[Problem statement] The lines from the top of the material below through the line containing "import * as" are to be printed exactly, with pictures omitted.

[Source code of charts]
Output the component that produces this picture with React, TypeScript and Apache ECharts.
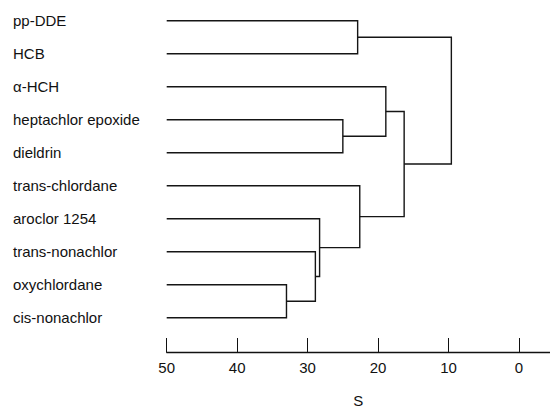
import React, { useEffect, useRef } from "react";
import * as echarts from "echarts";

// Leaf names, top to bottom
const leaves = [
  "pp-DDE",
  "HCB",
  "α-HCH",
  "heptachlor epoxide",
  "dieldrin",
  "trans-chlordane",
  "aroclor 1254",
  "trans-nonachlor",
  "oxychlordane",
  "cis-nonachlor",
];
// Merges: children indices (0-9 = leaves, 10+k = merge k) and similarity S at which they join
const mergeLeft = [0, 3, 2, 8, 7, 6, 5, 12, 10];
const mergeRight = [1, 4, 11, 9, 13, 14, 15, 16, 17];
const mergeHeight = [22.9, 25.0, 18.9, 33.0, 28.9, 28.3, 22.6, 16.3, 9.6];
const leafHeight = 50;
const sTicks = [50, 40, 30, 20, 10, 0];

const FONT = "'Liberation Sans', Arial, Helvetica, sans-serif";

export default function App() {
  const ref = useRef<HTMLDivElement>(null);
  useEffect(() => {
    if (!ref.current) return;
    const chart = echarts.init(ref.current, null, { renderer: "svg" });

    const nodeY: number[] = leaves.map((_, i) => i);
    const nodeH: number[] = leaves.map(() => leafHeight);
    const data: number[][] = [];
    mergeHeight.forEach((h, k) => {
      const a = mergeLeft[k];
      const b = mergeRight[k];
      data.push([nodeH[a], nodeY[a], h, nodeY[b], nodeH[b]]);
      nodeY.push((nodeY[a] + nodeY[b]) / 2);
      nodeH.push(h);
    });

    chart.setOption({
      animation: false,
      backgroundColor: "#ffffff",
      grid: {
        left: 166.7,
        right: 0,
        top: 20.7,
        bottom: 90.3,
        containLabel: false,
        outerBoundsMode: "none",
      },
      xAxis: {
        type: "value",
        inverse: true,
        min: -4.4,
        max: 50,
        position: "bottom",
        offset: 34.3,
        name: "S",
        nameLocation: "middle",
        nameGap: 41,
        nameTextStyle: { fontFamily: FONT, fontSize: 15, lineHeight: 15, color: "#111" },
        axisLine: { show: true, onZero: false, lineStyle: { color: "#111", width: 1.3 } },
        axisTick: {
          show: true,
          inside: true,
          length: 14,
          customValues: sTicks,
          lineStyle: { color: "#111", width: 1 },
        },
        axisLabel: {
          customValues: sTicks,
          margin: 8,
          fontFamily: FONT,
          fontSize: 15,
          color: "#111",
        },
        splitLine: { show: false },
      },
      yAxis: {
        type: "value",
        inverse: true,
        min: 0,
        max: leaves.length - 1,
        interval: 1,
        axisLine: { show: false },
        axisTick: { show: false },
        splitLine: { show: false },
        axisLabel: {
          align: "left",
          margin: 153.7,
          fontFamily: FONT,
          fontSize: 15,
          color: "#111",
          formatter: (v: number) => leaves[Math.round(v)] ?? "",
        },
      },
      series: [
        {
          type: "custom",
          data,
          dimensions: ["x1", "y1", "xm", "y2", "x2"],
          encode: { x: [0, 2, 4], y: [1, 3] },
          clip: false,
          renderItem: (_params: any, api: any) => {
            const p1 = api.coord([api.value(0), api.value(1)]);
            const p2 = api.coord([api.value(2), api.value(1)]);
            const p3 = api.coord([api.value(2), api.value(3)]);
            const p4 = api.coord([api.value(4), api.value(3)]);
            return {
              type: "polyline",
              shape: { points: [p1, p2, p3, p4] },
              style: { stroke: "#151515", lineWidth: 1.4, fill: null },
            };
          },
        },
      ],
    });
    return () => chart.dispose();
  }, []);
  return (
    <div
      ref={ref}
      style={{ position: "absolute", left: 0, top: 0, width: 550, height: 408 }}
    />
  );
}
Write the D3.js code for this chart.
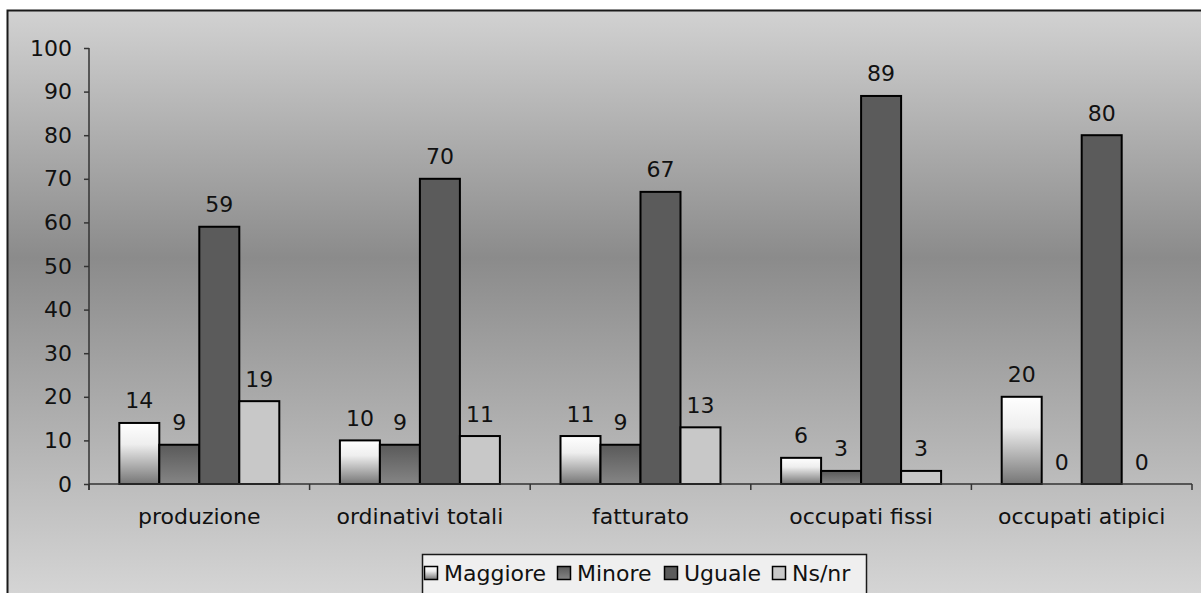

[Exercise result]
Output the component that produces this picture with React, TypeScript and Apache ECharts.
import React, { useEffect, useRef } from "react";
import * as echarts from "echarts";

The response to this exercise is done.